From: Oliver Upton <oliver.upton@linux.dev>

free_removed_table() is essential to the RCU-protected parallel walking
scheme, as behind the scenes the cleanup is deferred until an RCU grace
period. Nonetheless, the stage-2 unmap path calls put_page() directly,
which leads to table memory being freed inline with the table walk.

This is safe for the time being, as the stage-2 unmap walker is called
while holding the write lock.
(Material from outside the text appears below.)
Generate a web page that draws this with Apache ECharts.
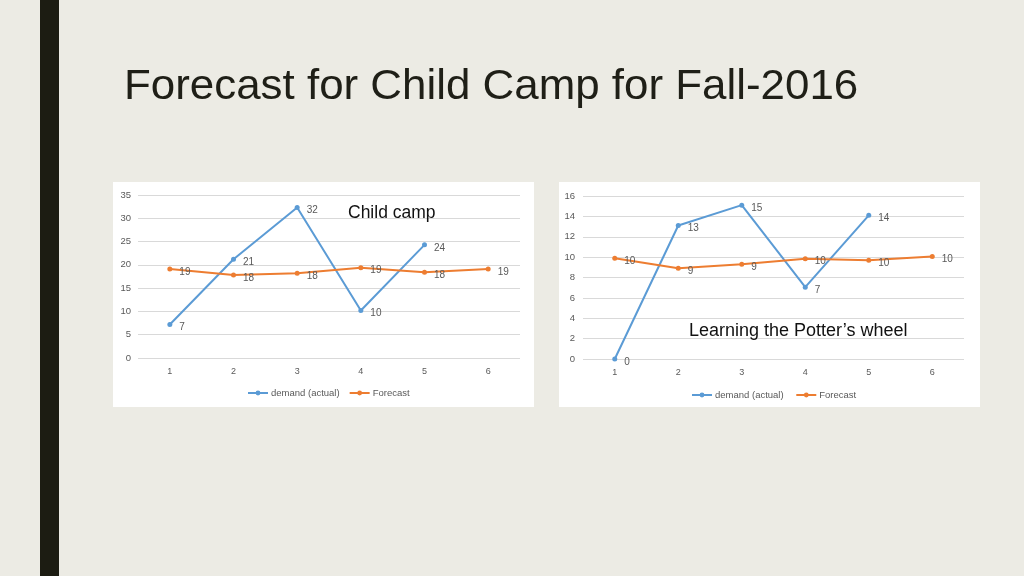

A future change to KVM will further relax
the locking mechanics around the stage-2 page tables to allow lock-free
walkers protected only by RCU. As such, switch to the RCU-safe mechanism
for freeing table memory.

Signed-off-by: Oliver Upton <oliver.upton@linux.dev>
Signed-off-by: Chun-Tse Shao <ctshao@google.com>
---
 arch/arm64/kvm/hyp/pgtable.c | 2 +-
 1 file changed, 1 insertion(+), 1 deletion(-)

diff --git a/arch/arm64/kvm/hyp/pgtable.c b/arch/arm64/kvm/hyp/pgtable.c
index 5282cb9ca4cf..cc1af0286755 100644
--- a/arch/arm64/kvm/hyp/pgtable.c
+++ b/arch/arm64/kvm/hyp/pgtable.c
@@ -1042,7 +1042,7 @@ static int stage2_unmap_walker(const struct kvm_pgtable_visit_ctx *ctx,
 					       kvm_granule_size(ctx->level));
 
 	if (childp)
-		mm_ops->put_page(childp);
+		mm_ops->free_removed_table(childp, ctx->level);
 
 	return 0;
 }
-- 
2.41.0.162.gfafddb0af9-goog


^ permalink raw reply related	[flat|nested] 7+ messages in thread

* [PATCH v1 2/3] KVM: arm64: Only initiate walk if page_count() > 1 in free_removed_table()
  2023-06-08 22:05 [PATCH v1 1/3] KVM: arm64: Consistently use free_removed_table() for stage-2 Chun-Tse Shao
@ 2023-06-08 22:05 ` Chun-Tse Shao
  2023-06-08 22:05 ` [PATCH v1 3/3] KVM: arm64: Using rcu_read_lock() for kvm_pgtable_stage2_mkyoung() Chun-Tse Shao
  2023-06-08 22:13 ` [PATCH v1 1/3] KVM: arm64: Consistently use free_removed_table() for stage-2 Yu Zhao
  2 siblings, 0 replies; 7+ messages in thread
From: Chun-Tse Shao @ 2023-06-08 22:05 UTC (permalink / raw
  To: linux-kernel, yuzhao, oliver.upton
  Cc: Chun-Tse Shao, Marc Zyngier, James Morse, Suzuki K Poulose,
	Zenghui Yu, Catalin Marinas, Will Deacon, Ben Gardon, Gavin Shan,
	linux-arm-kernel, kvmarm

Page table walk is unnecessary in free_removed_table() being called from
the stage-2 unmap path while PTEs on the table is empty. It can be
fast-pathed by only initiating a walk if page_count() > 1

Original disussion can be found in:
https://lore.kernel.org/kvmarm/ZHfWzX04GlcNngdU@linux.dev/

Suggested-by: Yu Zhao <yuzhao@google.com>
Suggested-by: Oliver Upton <oliver.upton@linux.dev>
Signed-off-by: Chun-Tse Shao <ctshao@google.com>
---
 arch/arm64/kvm/hyp/pgtable.c | 3 ++-
 1 file changed, 2 insertions(+), 1 deletion(-)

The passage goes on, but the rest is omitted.